Jenny Blyth Fine Art exhibited William Cotterill at London Art Fair 16 - 22 January 2013

TANGLE OF MATTER & GHOST

New Paintings by WILLIAM COTTERILL

2 - 27 February 2012

Presented by Jenny Blyth Fine Art in association with Art Jericho.

William Cotterill is an emerging contemporary British artist based in Oxford. Aged 27, Cotterill graduated from Central Saint Martins, University Of The Arts London in 2006.

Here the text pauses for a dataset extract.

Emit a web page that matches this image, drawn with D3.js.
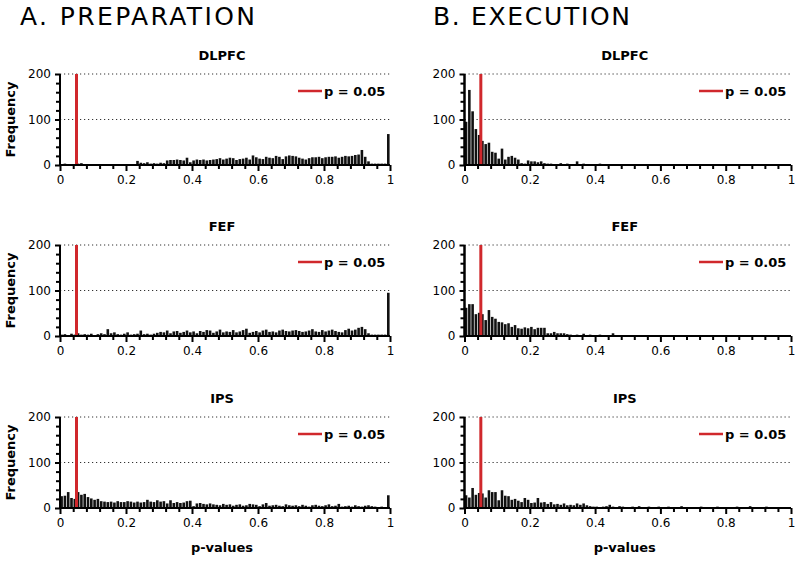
<!DOCTYPE html>
<html><head><meta charset="utf-8">
<script src="https://cdn.jsdelivr.net/npm/d3@7"></script>
<style>body{margin:0;background:#fff}svg{display:block}</style>
</head><body>
<svg id="c" width="800" height="561"></svg>
<script>
// ---- data ----
const phases = ["A. PREPARATION", "B. EXECUTION"];
const regions = ["DLPFC", "FEF", "IPS"];
const xTicks = [0, 0.2, 0.4, 0.6, 0.8, 1];
const xMinorTicks = [0.04,0.08,0.12,0.16,0.24,0.28,0.32,0.36,0.44,0.48,0.52,0.56,0.64,0.68,0.72,0.76,0.84,0.88,0.92,0.96];
const yTicks = [0, 100, 200];
const yMinorTicks = [20, 40, 60, 80, 120, 140, 160, 180];
const gridValues = [100, 200];
const threshold = 0.05;
const legendLabel = "p = 0.05";
const binWidth = 0.01;

const prepDLPFC = [2,3,1,0,1,3,4,2,1,1, 0,2,1,1,0,2,1,2,1,2, 2,1,1,9,5,4,6,3,4,3, 5,4,10,11,11,12,11,10,16,6,
  10,12,11,12,10,11,12,13,15,12, 14,16,15,11,13,14,16,12,21,17, 14,13,18,16,15,20,18,13,19,21,
  20,19,16,14,12,15,17,17,18,15, 17,18,18,19,16,18,20,19,20,22, 23,33,18,8,3,3,3,3,3,68];
const prepFEF = [3,4,2,5,3,6,3,4,3,5, 2,4,6,4,15,6,8,4,3,5, 8,3,4,5,12,4,5,3,5,7, 9,8,12,6,10,11,7,9,12,8,
  10,6,11,9,13,12,7,10,14,8, 10,9,13,8,10,13,16,7,9,11, 8,12,14,9,10,8,12,14,11,10,
  12,13,11,9,10,12,15,10,9,13, 10,12,14,11,9,8,13,16,12,14, 18,20,15,6,3,3,3,3,3,95];
const prepIPS = [26,27,35,22,20,35,29,31,24,21, 18,20,15,14,13,14,12,15,13,13, 15,14,12,14,12,13,18,14,13,17,
  14,15,10,17,11,13,11,12,15,16, 4,10,11,9,8,10,8,7,6,9, 7,8,5,7,8,5,6,9,8,7,
  4,8,11,5,6,7,5,4,8,6, 5,6,4,7,5,3,6,7,5,4, 6,8,4,5,9,3,4,5,3,6, 4,3,5,6,4,3,2,3,2,28];
const execDLPFC = [95,165,118,79,66,53,46,49,29,27, 14,36,12,18,20,16,12,4,3,10, 8,8,6,8,4,3,3,2,2,4,
  2,3,2,1,8,2,3,1,2,2, 1,3,1,2,1,0,1,2,1,1, 1,1,2,1,1,1,1,2,1,1, 1,1,1,2,1,1,1,1,1,1,
  1,2,1,1,1,1,1,1,2,1, 1,1,1,1,1,2,1,1,1,1, 1,1,1,2,1,1,1,1,1,1];
const execFEF = [62,70,70,48,51,48,35,57,42,38, 31,30,26,28,20,24,17,16,19,17, 20,15,18,18,18,6,6,9,6,6,
  6,4,3,2,3,2,5,2,3,2, 2,3,2,1,2,6,2,1,2,1, 1,2,1,1,2,1,1,1,2,1, 1,1,2,1,1,1,1,2,1,1,
  1,1,1,2,1,1,1,1,1,2, 1,1,1,1,2,1,1,1,1,1, 1,2,1,1,1,1,1,1,1,1];
const execIPS = [28,23,44,29,33,32,23,39,35,35, 17,39,27,26,18,20,16,13,22,18, 11,12,22,12,13,9,13,8,9,7,
  10,6,7,6,10,7,10,6,4,3, 3,2,3,4,7,3,2,4,3,2, 2,3,2,4,2,1,3,2,1,3, 2,1,3,2,2,1,4,2,1,2,
  1,2,3,2,1,1,2,3,1,2, 2,1,1,3,2,1,2,4,2,1, 2,1,3,1,2,1,1,2,1,2];

const panelData = [[prepDLPFC, prepFEF, prepIPS], [execDLPFC, execFEF, execIPS]];

// ---- layout ----
const svg = d3.select("#c");
const colX = [[60, 390], [464.5, 791]];
const rowY = [[74, 165], [245, 336], [417, 508]];
const tickFont = "'DejaVu Sans', sans-serif";
const fmt = d3.format("~g");

phases.forEach((ph, c) => {
  svg.append("text").attr("x", c === 0 ? 20 : 433).attr("y", 25)
    .attr("font-family", "'DejaVu Sans', sans-serif").attr("font-size", 25)
    .attr("textLength", c === 0 ? 235 : 197).attr("lengthAdjust", "spacing")
    .attr("fill", "#000").text(ph);
});

phases.forEach((ph, c) => {
  regions.forEach((reg, r) => {
    const vals = panelData[c][r];
    const x = d3.scaleLinear().domain([0, 1]).range(colX[c]);
    const y = d3.scaleLinear().domain([0, 200]).range([rowY[r][1], rowY[r][0]]);
    const g = svg.append("g");

    // grid
    g.selectAll(".grid").data(gridValues).join("line")
      .attr("x1", x(0)).attr("x2", x(1)).attr("y1", d => y(d)).attr("y2", d => y(d))
      .attr("stroke", "#333").attr("stroke-width", 1.2).attr("stroke-dasharray", "1.2,2.8");

    // bars
    const bins = vals.map((v, i) => ({x0: i * binWidth, x1: (i + 1) * binWidth, v}));
    g.selectAll(".bar").data(bins).join("rect")
      .attr("x", d => x(d.x0) + 0.3)
      .attr("width", d => Math.max(0.5, x(d.x1) - x(d.x0) - 0.7))
      .attr("y", d => y(d.v))
      .attr("height", d => y(0) - y(d.v))
      .attr("fill", "#111");

    // threshold line
    g.append("line").attr("x1", x(threshold)).attr("x2", x(threshold))
      .attr("y1", y(0)).attr("y2", y(200))
      .attr("stroke", "#d0282c").attr("stroke-width", 3);

    // axes
    const xAxis = d3.axisBottom(x).tickValues(xTicks).tickSize(6).tickPadding(4).tickFormat(fmt);
    const xAx = g.append("g").attr("transform", `translate(0,${y(0)})`).call(xAxis);
    const xMin = d3.axisBottom(x).tickValues(xMinorTicks).tickSize(4).tickFormat("");
    const xMn = g.append("g").attr("transform", `translate(0,${y(0)})`).call(xMin);
    const yAxis = d3.axisLeft(y).tickValues(yTicks).tickSize(5).tickPadding(4).tickFormat(fmt);
    const yAx = g.append("g").attr("transform", `translate(${x(0)},0)`).call(yAxis);
    const yMin = d3.axisLeft(y).tickValues(yMinorTicks).tickSize(4).tickFormat("");
    const yMn = g.append("g").attr("transform", `translate(${x(0)},0)`).call(yMin);
    [xAx, xMn, yAx, yMn].forEach(a => {
      a.selectAll("path").attr("stroke", "#000").attr("stroke-width", 2);
      a.selectAll("line").attr("stroke", "#000").attr("stroke-width", 2);
      a.selectAll("text").attr("font-family", tickFont).attr("font-size", 12).attr("fill", "#000");
    });
    [xAx, xMn].forEach(a => a.select("path").attr("d", `M${x(0)},0H${x(1)}`));
    [yAx, yMn].forEach(a => a.select("path").attr("d", `M0,${y(0)}V${y(200)}`));

    // panel title
    svg.append("text").attr("x", (x(0) + x(1)) / 2 - 3).attr("y", y(200) - 14)
      .attr("text-anchor", "middle").attr("font-family", tickFont).attr("font-weight", "bold")
      .attr("font-size", 13).text(reg);

    // legend
    const lx = x(1) - 92, ly = y(200) + 17;
    svg.append("line").attr("x1", lx).attr("x2", lx + 24).attr("y1", ly).attr("y2", ly)
      .attr("stroke", "#d0282c").attr("stroke-width", 2.5);
    svg.append("text").attr("x", lx + 26).attr("y", ly + 5).attr("font-family", tickFont)
      .attr("font-weight", "bold").attr("font-size", 13).text(legendLabel);

    if (c === 0) {
      svg.append("text")
        .attr("transform", `translate(15,${(y(0) + y(200)) / 2}) rotate(-90)`)
        .attr("text-anchor", "middle").attr("font-family", tickFont).attr("font-weight", "bold")
        .attr("font-size", 13).text("Frequency");
    }
    if (r === 2) {
      svg.append("text").attr("x", (x(0) + x(1)) / 2 - 3).attr("y", y(0) + 44)
        .attr("text-anchor", "middle").attr("font-family", tickFont).attr("font-weight", "bold")
        .attr("font-size", 13).text("p-values");
    }
  });
});
</script>
</body></html>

Tangle of Matter & Ghost captures urban and rural scenes in and around the City of Oxford. A far cry from the more familiar dreaming spires, Cotterill is engaged with the quieter, overlooked corners of Oxford from the Carmelite monastery at Boars Hill to warehousing that fronts the Oxford canal. Panning over rooftops or exploring the ‘under belly’ of buildings, Cotterill is engaged with the process of painting as much as his subject. Although his work is largely figurative, he is drawn towards abstraction, as evidenced by the diversity of the forty paintings in this exhibition.

Each of his canvases is an exploration of movement, density, colour and texture. Overall, his work has a ghostly, ambivalent sensibility imparted through abstraction and impasto where the subject is not always clearly discernible. Surfaces are built up over long periods of time. In classical tradition his preparation and use of materials includes lead white, marble dust, chalk, egg, flour, and glazes of transparent oil layered onto canvas or board that has been sanded and sized in rabbit skin glue.

Cotterill’s palette is redolent of Dutch 17th Century masters such as Rembrandt, and yet he delights in leaden whites and blues to enhance a myriad of rich browns and blacks creating his very own contemporary ‘old masters’.ClearlyCotterill’s muses include contemporary British giants such as Auerbach and Kossoff. There are flavours of Kiefer, and whispers of Tapies as Cotterill gets to grips with abstraction.

Oxford, with all the beauty and history that it invokes, provides Cotterill with the perfect foil for his painting. Although the ‘dreaming spires’ are but a backcloth for an almost Dickensian representation of urbanity, his compositions recapture the spirit of times remembered and they impart a moody timelessness.